- _EXERCISE AIM_
Quote the listing below in its entirety, omitting every image.

- _GIVEN INFORMATION_
# # #

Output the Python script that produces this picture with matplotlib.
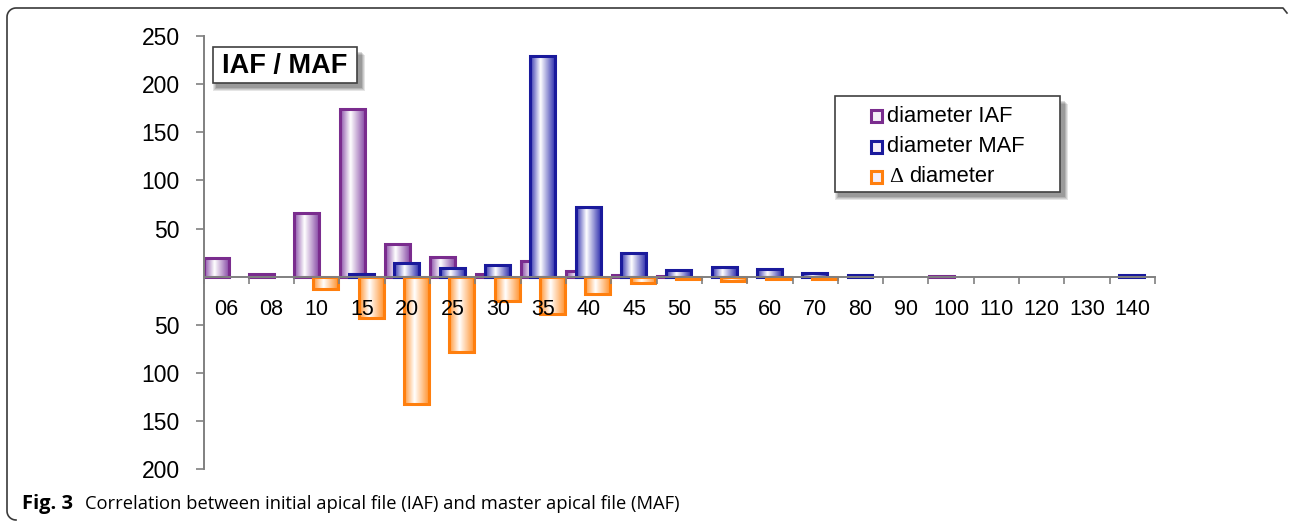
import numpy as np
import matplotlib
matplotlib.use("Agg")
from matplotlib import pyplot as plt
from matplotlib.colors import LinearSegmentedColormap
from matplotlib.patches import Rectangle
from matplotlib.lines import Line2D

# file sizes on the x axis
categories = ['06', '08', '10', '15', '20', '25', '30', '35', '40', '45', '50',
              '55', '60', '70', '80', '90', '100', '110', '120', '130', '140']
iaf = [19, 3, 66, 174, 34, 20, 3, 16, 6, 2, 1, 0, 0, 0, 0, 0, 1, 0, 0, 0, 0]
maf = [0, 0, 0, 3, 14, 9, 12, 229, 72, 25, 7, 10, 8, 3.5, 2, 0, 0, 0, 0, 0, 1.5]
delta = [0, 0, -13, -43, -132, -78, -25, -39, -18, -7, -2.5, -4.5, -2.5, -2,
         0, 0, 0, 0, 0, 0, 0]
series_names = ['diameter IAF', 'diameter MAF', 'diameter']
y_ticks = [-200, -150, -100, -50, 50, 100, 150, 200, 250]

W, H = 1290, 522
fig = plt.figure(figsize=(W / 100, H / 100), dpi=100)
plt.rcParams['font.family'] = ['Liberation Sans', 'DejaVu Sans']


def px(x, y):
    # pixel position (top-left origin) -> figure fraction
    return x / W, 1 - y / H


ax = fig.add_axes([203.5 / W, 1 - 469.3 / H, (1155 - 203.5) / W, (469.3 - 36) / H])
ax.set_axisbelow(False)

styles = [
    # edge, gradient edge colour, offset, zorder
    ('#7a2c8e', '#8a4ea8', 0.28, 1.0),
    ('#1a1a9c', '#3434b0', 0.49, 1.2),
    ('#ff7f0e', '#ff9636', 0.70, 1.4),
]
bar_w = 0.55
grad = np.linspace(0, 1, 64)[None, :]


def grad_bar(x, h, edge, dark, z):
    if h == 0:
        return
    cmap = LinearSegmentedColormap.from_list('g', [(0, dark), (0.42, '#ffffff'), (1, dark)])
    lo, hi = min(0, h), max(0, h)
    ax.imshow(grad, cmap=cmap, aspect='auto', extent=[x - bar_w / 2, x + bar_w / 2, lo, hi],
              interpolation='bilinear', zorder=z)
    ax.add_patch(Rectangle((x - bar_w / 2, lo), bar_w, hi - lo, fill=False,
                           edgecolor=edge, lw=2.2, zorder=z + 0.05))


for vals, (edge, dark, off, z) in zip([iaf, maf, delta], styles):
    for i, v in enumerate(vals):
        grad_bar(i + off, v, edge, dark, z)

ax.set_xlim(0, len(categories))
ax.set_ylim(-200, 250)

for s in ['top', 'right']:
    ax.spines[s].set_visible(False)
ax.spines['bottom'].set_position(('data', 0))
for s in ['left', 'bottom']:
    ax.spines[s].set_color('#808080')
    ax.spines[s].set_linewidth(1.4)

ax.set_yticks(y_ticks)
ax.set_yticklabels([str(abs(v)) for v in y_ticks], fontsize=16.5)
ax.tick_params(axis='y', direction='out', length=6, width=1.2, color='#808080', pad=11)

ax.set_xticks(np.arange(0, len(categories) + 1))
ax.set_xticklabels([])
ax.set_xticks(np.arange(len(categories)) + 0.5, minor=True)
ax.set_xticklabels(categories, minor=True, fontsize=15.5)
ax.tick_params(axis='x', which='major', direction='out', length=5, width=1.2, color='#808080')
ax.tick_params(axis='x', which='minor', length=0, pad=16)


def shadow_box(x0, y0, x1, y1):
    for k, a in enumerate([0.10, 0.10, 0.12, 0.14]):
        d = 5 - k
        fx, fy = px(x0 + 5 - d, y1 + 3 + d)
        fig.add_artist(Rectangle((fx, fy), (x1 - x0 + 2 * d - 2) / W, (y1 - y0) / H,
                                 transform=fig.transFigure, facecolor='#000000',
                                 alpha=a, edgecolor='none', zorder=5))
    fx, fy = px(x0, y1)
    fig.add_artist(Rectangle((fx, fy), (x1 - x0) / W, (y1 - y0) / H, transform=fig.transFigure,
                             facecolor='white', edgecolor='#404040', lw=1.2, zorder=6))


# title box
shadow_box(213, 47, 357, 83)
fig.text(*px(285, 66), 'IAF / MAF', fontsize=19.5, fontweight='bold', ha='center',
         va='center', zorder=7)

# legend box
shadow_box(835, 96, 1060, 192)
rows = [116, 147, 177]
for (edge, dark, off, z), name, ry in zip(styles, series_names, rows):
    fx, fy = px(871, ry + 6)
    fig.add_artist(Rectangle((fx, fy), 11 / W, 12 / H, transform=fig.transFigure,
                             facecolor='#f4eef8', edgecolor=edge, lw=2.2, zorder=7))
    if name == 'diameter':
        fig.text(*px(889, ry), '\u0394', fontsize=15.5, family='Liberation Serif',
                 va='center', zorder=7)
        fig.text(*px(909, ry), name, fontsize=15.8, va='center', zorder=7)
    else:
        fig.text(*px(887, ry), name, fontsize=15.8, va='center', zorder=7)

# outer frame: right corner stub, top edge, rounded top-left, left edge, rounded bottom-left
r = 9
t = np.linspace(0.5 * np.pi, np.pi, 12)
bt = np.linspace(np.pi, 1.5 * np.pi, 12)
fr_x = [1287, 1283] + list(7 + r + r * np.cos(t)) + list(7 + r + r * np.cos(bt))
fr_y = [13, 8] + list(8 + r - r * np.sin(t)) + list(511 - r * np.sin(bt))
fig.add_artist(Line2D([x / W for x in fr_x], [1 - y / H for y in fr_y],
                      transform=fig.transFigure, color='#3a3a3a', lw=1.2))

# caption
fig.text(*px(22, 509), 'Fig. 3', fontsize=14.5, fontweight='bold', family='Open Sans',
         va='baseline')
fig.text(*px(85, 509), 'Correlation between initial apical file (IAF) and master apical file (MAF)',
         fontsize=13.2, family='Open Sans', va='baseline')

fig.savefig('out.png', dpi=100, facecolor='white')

# # #

- _OUTPUT_
Output the Python script that produces this picture with matplotlib.
import numpy as np
import matplotlib
matplotlib.use("Agg")
from matplotlib import pyplot as plt
from matplotlib.colors import LinearSegmentedColormap
from matplotlib.patches import Rectangle
from matplotlib.lines import Line2D

# file sizes on the x axis
categories = ['06', '08', '10', '15', '20', '25', '30', '35', '40', '45', '50',
              '55', '60', '70', '80', '90', '100', '110', '120', '130', '140']
iaf = [19, 3, 66, 174, 34, 20, 3, 16, 6, 2, 1, 0, 0, 0, 0, 0, 1, 0, 0, 0, 0]
maf = [0, 0, 0, 3, 14, 9, 12, 229, 72, 25, 7, 10, 8, 3.5, 2, 0, 0, 0, 0, 0, 1.5]
delta = [0, 0, -13, -43, -132, -78, -25, -39, -18, -7, -2.5, -4.5, -2.5, -2,
         0, 0, 0, 0, 0, 0, 0]
series_names = ['diameter IAF', 'diameter MAF', 'diameter']
y_ticks = [-200, -150, -100, -50, 50, 100, 150, 200, 250]

W, H = 1290, 522
fig = plt.figure(figsize=(W / 100, H / 100), dpi=100)
plt.rcParams['font.family'] = ['Liberation Sans', 'DejaVu Sans']


def px(x, y):
    # pixel position (top-left origin) -> figure fraction
    return x / W, 1 - y / H


ax = fig.add_axes([203.5 / W, 1 - 469.3 / H, (1155 - 203.5) / W, (469.3 - 36) / H])
ax.set_axisbelow(False)

styles = [
    # edge, gradient edge colour, offset, zorder
    ('#7a2c8e', '#8a4ea8', 0.28, 1.0),
    ('#1a1a9c', '#3434b0', 0.49, 1.2),
    ('#ff7f0e', '#ff9636', 0.70, 1.4),
]
bar_w = 0.55
grad = np.linspace(0, 1, 64)[None, :]


def grad_bar(x, h, edge, dark, z):
    if h == 0:
        return
    cmap = LinearSegmentedColormap.from_list('g', [(0, dark), (0.42, '#ffffff'), (1, dark)])
    lo, hi = min(0, h), max(0, h)
    ax.imshow(grad, cmap=cmap, aspect='auto', extent=[x - bar_w / 2, x + bar_w / 2, lo, hi],
              interpolation='bilinear', zorder=z)
    ax.add_patch(Rectangle((x - bar_w / 2, lo), bar_w, hi - lo, fill=False,
                           edgecolor=edge, lw=2.2, zorder=z + 0.05))


for vals, (edge, dark, off, z) in zip([iaf, maf, delta], styles):
    for i, v in enumerate(vals):
        grad_bar(i + off, v, edge, dark, z)

ax.set_xlim(0, len(categories))
ax.set_ylim(-200, 250)

for s in ['top', 'right']:
    ax.spines[s].set_visible(False)
ax.spines['bottom'].set_position(('data', 0))
for s in ['left', 'bottom']:
    ax.spines[s].set_color('#808080')
    ax.spines[s].set_linewidth(1.4)

ax.set_yticks(y_ticks)
ax.set_yticklabels([str(abs(v)) for v in y_ticks], fontsize=16.5)
ax.tick_params(axis='y', direction='out', length=6, width=1.2, color='#808080', pad=11)

ax.set_xticks(np.arange(0, len(categories) + 1))
ax.set_xticklabels([])
ax.set_xticks(np.arange(len(categories)) + 0.5, minor=True)
ax.set_xticklabels(categories, minor=True, fontsize=15.5)
ax.tick_params(axis='x', which='major', direction='out', length=5, width=1.2, color='#808080')
ax.tick_params(axis='x', which='minor', length=0, pad=16)


def shadow_box(x0, y0, x1, y1):
    for k, a in enumerate([0.10, 0.10, 0.12, 0.14]):
        d = 5 - k
        fx, fy = px(x0 + 5 - d, y1 + 3 + d)
        fig.add_artist(Rectangle((fx, fy), (x1 - x0 + 2 * d - 2) / W, (y1 - y0) / H,
                                 transform=fig.transFigure, facecolor='#000000',
                                 alpha=a, edgecolor='none', zorder=5))
    fx, fy = px(x0, y1)
    fig.add_artist(Rectangle((fx, fy), (x1 - x0) / W, (y1 - y0) / H, transform=fig.transFigure,
                             facecolor='white', edgecolor='#404040', lw=1.2, zorder=6))


# title box
shadow_box(213, 47, 357, 83)
fig.text(*px(285, 66), 'IAF / MAF', fontsize=19.5, fontweight='bold', ha='center',
         va='center', zorder=7)

# legend box
shadow_box(835, 96, 1060, 192)
rows = [116, 147, 177]
for (edge, dark, off, z), name, ry in zip(styles, series_names, rows):
    fx, fy = px(871, ry + 6)
    fig.add_artist(Rectangle((fx, fy), 11 / W, 12 / H, transform=fig.transFigure,
                             facecolor='#f4eef8', edgecolor=edge, lw=2.2, zorder=7))
    if name == 'diameter':
        fig.text(*px(889, ry), '\u0394', fontsize=15.5, family='Liberation Serif',
                 va='center', zorder=7)
        fig.text(*px(909, ry), name, fontsize=15.8, va='center', zorder=7)
    else:
        fig.text(*px(887, ry), name, fontsize=15.8, va='center', zorder=7)

# outer frame: right corner stub, top edge, rounded top-left, left edge, rounded bottom-left
r = 9
t = np.linspace(0.5 * np.pi, np.pi, 12)
bt = np.linspace(np.pi, 1.5 * np.pi, 12)
fr_x = [1287, 1283] + list(7 + r + r * np.cos(t)) + list(7 + r + r * np.cos(bt))
fr_y = [13, 8] + list(8 + r - r * np.sin(t)) + list(511 - r * np.sin(bt))
fig.add_artist(Line2D([x / W for x in fr_x], [1 - y / H for y in fr_y],
                      transform=fig.transFigure, color='#3a3a3a', lw=1.2))

# caption
fig.text(*px(22, 509), 'Fig. 3', fontsize=14.5, fontweight='bold', family='Open Sans',
         va='baseline')
fig.text(*px(85, 509), 'Correlation between initial apical file (IAF) and master apical file (MAF)',
         fontsize=13.2, family='Open Sans', va='baseline')

fig.savefig('out.png', dpi=100, facecolor='white')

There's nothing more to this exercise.